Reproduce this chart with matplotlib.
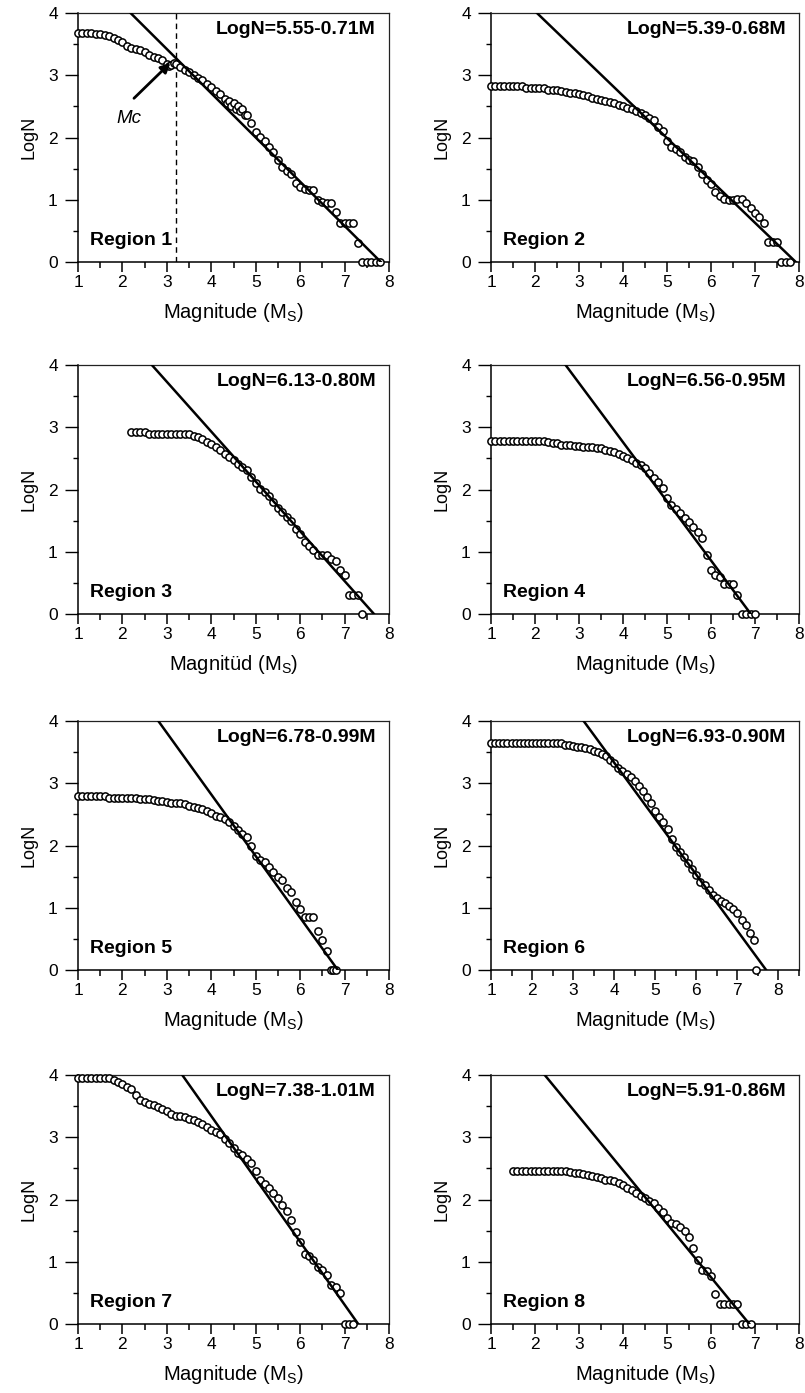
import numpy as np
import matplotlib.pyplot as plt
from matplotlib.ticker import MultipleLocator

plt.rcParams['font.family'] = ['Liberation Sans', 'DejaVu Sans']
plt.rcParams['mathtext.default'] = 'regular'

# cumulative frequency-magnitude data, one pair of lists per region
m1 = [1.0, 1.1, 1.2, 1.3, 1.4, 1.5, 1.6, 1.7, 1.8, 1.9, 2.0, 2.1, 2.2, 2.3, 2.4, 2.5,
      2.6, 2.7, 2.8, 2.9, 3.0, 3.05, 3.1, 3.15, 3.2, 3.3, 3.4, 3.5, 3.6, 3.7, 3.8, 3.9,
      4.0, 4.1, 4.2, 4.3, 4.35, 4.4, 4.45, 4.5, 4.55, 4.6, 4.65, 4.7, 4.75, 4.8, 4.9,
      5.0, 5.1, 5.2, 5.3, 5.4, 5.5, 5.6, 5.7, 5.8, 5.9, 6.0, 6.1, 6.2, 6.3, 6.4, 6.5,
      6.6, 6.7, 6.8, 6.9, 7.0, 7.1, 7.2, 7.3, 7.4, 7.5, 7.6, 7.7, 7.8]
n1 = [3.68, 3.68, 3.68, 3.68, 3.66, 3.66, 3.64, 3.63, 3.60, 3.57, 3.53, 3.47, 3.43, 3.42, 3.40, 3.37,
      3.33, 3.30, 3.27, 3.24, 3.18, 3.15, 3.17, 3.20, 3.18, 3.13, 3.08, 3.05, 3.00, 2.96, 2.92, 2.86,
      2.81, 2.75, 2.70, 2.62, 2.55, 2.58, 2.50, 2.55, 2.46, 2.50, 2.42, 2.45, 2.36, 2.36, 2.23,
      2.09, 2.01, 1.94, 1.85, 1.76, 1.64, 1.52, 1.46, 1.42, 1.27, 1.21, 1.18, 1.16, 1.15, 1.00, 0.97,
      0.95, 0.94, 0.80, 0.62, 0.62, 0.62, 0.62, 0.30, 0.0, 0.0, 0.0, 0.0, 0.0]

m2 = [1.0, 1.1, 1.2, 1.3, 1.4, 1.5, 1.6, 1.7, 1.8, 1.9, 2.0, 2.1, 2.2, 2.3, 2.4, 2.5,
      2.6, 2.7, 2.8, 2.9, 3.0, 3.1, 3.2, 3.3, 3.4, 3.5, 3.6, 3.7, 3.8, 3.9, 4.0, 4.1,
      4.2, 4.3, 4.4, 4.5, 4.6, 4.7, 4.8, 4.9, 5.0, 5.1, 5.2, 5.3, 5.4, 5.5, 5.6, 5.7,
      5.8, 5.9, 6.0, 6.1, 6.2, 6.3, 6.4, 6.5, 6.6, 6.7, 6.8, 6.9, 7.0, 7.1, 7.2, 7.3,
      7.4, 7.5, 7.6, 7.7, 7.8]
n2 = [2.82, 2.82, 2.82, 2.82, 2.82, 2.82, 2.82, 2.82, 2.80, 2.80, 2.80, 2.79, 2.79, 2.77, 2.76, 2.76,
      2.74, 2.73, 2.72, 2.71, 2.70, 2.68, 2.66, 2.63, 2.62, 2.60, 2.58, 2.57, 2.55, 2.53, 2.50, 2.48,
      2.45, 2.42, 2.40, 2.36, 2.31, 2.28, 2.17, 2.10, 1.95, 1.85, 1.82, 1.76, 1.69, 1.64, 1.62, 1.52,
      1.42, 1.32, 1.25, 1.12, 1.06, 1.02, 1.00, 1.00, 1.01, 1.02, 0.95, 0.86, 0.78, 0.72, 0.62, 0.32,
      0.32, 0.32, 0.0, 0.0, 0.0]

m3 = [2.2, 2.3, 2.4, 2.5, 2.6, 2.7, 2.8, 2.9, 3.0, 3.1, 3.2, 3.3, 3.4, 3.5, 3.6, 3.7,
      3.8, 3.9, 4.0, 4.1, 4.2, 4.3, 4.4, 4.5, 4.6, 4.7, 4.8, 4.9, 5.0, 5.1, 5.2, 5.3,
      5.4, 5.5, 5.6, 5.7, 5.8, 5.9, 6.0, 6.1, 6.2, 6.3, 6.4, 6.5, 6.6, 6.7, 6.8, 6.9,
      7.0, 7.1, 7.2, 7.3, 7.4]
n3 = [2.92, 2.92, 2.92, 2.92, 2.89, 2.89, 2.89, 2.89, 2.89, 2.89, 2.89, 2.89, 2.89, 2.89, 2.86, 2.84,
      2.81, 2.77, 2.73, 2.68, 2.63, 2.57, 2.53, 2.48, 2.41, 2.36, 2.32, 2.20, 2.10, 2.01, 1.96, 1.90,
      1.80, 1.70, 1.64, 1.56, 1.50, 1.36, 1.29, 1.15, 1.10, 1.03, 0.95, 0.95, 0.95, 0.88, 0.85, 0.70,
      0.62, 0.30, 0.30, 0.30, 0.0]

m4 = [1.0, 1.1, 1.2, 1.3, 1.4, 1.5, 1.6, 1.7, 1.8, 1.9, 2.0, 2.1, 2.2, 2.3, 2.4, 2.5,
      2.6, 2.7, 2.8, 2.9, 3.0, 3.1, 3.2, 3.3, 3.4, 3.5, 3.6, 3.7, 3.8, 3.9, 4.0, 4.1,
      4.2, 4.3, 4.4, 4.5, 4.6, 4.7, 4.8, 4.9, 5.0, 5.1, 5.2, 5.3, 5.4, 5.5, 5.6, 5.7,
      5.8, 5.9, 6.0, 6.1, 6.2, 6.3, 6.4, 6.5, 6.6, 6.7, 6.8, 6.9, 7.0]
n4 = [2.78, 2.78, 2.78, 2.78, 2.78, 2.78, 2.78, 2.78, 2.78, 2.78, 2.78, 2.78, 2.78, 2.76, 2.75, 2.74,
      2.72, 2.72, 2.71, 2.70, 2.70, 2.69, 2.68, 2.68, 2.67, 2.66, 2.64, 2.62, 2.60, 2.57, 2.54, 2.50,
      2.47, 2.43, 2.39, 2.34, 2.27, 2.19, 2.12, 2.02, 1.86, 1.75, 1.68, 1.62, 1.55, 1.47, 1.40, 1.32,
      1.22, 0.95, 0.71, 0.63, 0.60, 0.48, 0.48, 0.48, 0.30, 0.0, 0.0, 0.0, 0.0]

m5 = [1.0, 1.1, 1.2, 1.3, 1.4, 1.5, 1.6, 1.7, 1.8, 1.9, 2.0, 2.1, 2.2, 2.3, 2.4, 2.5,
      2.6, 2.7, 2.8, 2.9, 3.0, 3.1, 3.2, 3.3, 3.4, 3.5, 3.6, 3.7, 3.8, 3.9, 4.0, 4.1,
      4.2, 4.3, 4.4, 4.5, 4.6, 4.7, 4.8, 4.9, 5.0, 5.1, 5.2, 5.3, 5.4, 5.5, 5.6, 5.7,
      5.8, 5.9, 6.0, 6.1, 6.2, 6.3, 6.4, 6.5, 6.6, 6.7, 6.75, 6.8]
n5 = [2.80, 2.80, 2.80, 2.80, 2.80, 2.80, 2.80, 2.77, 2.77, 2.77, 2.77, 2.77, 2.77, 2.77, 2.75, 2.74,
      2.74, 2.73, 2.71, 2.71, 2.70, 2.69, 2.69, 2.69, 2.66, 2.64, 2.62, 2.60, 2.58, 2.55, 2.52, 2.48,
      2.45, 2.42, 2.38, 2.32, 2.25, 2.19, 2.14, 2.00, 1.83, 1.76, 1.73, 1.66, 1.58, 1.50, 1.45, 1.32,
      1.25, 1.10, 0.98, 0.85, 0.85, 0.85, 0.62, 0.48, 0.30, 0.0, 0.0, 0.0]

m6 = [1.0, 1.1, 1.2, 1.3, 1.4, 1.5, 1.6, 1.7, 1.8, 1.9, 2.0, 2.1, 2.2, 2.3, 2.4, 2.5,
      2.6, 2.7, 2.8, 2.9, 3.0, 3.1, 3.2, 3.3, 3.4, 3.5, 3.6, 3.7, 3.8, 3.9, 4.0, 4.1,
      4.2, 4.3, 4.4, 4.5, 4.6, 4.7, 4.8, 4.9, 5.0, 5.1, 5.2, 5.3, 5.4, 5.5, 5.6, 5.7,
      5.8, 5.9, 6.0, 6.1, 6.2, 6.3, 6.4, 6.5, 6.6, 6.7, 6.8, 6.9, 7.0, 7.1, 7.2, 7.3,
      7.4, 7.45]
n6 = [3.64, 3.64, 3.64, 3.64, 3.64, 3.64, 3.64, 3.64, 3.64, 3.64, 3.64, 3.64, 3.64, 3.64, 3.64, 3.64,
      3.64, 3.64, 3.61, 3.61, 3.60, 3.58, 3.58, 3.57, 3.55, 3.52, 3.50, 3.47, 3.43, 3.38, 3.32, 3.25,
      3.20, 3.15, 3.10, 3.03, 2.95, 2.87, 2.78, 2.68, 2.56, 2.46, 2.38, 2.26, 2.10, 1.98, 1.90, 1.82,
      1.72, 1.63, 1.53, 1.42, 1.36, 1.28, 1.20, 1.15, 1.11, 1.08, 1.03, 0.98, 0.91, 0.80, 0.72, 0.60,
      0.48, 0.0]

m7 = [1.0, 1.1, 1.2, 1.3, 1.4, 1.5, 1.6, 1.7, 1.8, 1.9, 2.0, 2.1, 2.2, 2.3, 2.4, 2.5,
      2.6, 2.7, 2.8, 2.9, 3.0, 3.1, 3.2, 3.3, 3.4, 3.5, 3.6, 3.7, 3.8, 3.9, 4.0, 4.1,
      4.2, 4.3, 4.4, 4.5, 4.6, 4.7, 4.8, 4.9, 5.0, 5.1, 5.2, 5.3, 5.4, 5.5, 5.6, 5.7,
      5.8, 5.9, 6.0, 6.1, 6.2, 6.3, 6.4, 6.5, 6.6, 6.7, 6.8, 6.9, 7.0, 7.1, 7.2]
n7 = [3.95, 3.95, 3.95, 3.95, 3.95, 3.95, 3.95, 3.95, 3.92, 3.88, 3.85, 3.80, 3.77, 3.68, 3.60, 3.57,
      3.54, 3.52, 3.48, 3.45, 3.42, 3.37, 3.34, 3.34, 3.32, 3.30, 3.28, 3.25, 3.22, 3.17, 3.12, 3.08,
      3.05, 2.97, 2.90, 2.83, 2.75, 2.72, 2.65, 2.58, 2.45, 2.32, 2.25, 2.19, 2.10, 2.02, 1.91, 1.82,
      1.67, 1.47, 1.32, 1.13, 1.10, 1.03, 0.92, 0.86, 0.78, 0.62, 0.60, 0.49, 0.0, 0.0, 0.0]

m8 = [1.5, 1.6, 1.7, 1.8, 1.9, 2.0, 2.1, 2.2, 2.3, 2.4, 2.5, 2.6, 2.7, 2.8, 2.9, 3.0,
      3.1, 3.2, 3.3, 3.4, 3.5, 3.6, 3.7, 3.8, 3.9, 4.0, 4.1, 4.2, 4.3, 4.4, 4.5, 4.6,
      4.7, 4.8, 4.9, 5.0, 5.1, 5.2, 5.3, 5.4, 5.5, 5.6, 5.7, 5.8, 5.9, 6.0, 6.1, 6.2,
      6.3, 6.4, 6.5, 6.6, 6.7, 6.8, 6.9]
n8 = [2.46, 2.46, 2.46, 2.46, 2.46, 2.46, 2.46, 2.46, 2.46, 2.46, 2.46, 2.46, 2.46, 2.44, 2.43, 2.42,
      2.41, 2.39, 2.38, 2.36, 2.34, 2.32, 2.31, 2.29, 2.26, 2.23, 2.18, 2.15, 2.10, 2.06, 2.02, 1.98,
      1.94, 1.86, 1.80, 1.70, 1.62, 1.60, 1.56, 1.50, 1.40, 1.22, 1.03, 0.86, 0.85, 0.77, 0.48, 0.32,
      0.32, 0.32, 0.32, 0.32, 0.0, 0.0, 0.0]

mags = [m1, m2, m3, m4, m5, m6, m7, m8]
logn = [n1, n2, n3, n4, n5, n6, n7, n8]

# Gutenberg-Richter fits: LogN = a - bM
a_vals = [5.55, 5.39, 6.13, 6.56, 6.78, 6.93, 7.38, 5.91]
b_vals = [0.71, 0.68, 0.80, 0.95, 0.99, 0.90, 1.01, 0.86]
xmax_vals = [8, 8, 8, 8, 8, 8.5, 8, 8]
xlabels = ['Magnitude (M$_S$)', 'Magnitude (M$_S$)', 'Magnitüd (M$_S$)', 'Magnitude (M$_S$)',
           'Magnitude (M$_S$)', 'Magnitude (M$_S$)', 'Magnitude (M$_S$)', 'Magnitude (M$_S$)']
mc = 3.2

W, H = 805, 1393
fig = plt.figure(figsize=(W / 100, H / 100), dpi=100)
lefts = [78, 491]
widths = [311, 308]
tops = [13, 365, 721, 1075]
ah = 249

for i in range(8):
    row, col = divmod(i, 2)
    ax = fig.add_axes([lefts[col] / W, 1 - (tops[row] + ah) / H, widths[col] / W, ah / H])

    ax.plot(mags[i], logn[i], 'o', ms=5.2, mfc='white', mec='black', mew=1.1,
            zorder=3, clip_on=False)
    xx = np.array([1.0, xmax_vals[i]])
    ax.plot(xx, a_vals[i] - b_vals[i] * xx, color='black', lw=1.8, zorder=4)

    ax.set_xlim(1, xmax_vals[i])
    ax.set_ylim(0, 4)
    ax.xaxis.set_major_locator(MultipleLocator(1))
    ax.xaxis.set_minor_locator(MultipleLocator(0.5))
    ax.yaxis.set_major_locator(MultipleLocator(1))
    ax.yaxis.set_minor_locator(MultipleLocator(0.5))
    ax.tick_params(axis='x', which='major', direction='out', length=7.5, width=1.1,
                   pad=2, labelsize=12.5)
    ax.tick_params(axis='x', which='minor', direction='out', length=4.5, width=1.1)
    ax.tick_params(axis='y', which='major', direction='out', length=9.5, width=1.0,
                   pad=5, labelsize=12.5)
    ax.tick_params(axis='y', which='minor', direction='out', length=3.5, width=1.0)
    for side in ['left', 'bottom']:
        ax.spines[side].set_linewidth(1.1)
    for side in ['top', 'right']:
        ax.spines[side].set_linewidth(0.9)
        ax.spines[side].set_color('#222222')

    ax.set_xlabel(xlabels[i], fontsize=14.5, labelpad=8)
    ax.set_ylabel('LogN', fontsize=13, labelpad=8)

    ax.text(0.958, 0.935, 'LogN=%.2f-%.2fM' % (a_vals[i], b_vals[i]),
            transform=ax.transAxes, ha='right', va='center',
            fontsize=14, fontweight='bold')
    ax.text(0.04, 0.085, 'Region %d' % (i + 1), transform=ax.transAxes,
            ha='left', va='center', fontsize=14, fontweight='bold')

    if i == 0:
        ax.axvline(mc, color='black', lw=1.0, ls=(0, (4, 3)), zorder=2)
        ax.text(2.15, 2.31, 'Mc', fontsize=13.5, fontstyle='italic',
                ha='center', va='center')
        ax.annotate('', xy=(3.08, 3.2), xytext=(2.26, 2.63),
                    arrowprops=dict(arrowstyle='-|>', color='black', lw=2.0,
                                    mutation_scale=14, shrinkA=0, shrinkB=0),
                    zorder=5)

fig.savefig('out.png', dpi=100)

=-=-=

- **Exercise description**
Transcribe the opening line of the listing above, please, and every line after it through the line with "0.0, 0.0, 0.0, 0.0, 0.0]", word for word, without pictures.

- **Written answer**
Reproduce this chart with matplotlib.
import numpy as np
import matplotlib.pyplot as plt
from matplotlib.ticker import MultipleLocator

plt.rcParams['font.family'] = ['Liberation Sans', 'DejaVu Sans']
plt.rcParams['mathtext.default'] = 'regular'

# cumulative frequency-magnitude data, one pair of lists per region
m1 = [1.0, 1.1, 1.2, 1.3, 1.4, 1.5, 1.6, 1.7, 1.8, 1.9, 2.0, 2.1, 2.2, 2.3, 2.4, 2.5,
      2.6, 2.7, 2.8, 2.9, 3.0, 3.05, 3.1, 3.15, 3.2, 3.3, 3.4, 3.5, 3.6, 3.7, 3.8, 3.9,
      4.0, 4.1, 4.2, 4.3, 4.35, 4.4, 4.45, 4.5, 4.55, 4.6, 4.65, 4.7, 4.75, 4.8, 4.9,
      5.0, 5.1, 5.2, 5.3, 5.4, 5.5, 5.6, 5.7, 5.8, 5.9, 6.0, 6.1, 6.2, 6.3, 6.4, 6.5,
      6.6, 6.7, 6.8, 6.9, 7.0, 7.1, 7.2, 7.3, 7.4, 7.5, 7.6, 7.7, 7.8]
n1 = [3.68, 3.68, 3.68, 3.68, 3.66, 3.66, 3.64, 3.63, 3.60, 3.57, 3.53, 3.47, 3.43, 3.42, 3.40, 3.37,
      3.33, 3.30, 3.27, 3.24, 3.18, 3.15, 3.17, 3.20, 3.18, 3.13, 3.08, 3.05, 3.00, 2.96, 2.92, 2.86,
      2.81, 2.75, 2.70, 2.62, 2.55, 2.58, 2.50, 2.55, 2.46, 2.50, 2.42, 2.45, 2.36, 2.36, 2.23,
      2.09, 2.01, 1.94, 1.85, 1.76, 1.64, 1.52, 1.46, 1.42, 1.27, 1.21, 1.18, 1.16, 1.15, 1.00, 0.97,
      0.95, 0.94, 0.80, 0.62, 0.62, 0.62, 0.62, 0.30, 0.0, 0.0, 0.0, 0.0, 0.0]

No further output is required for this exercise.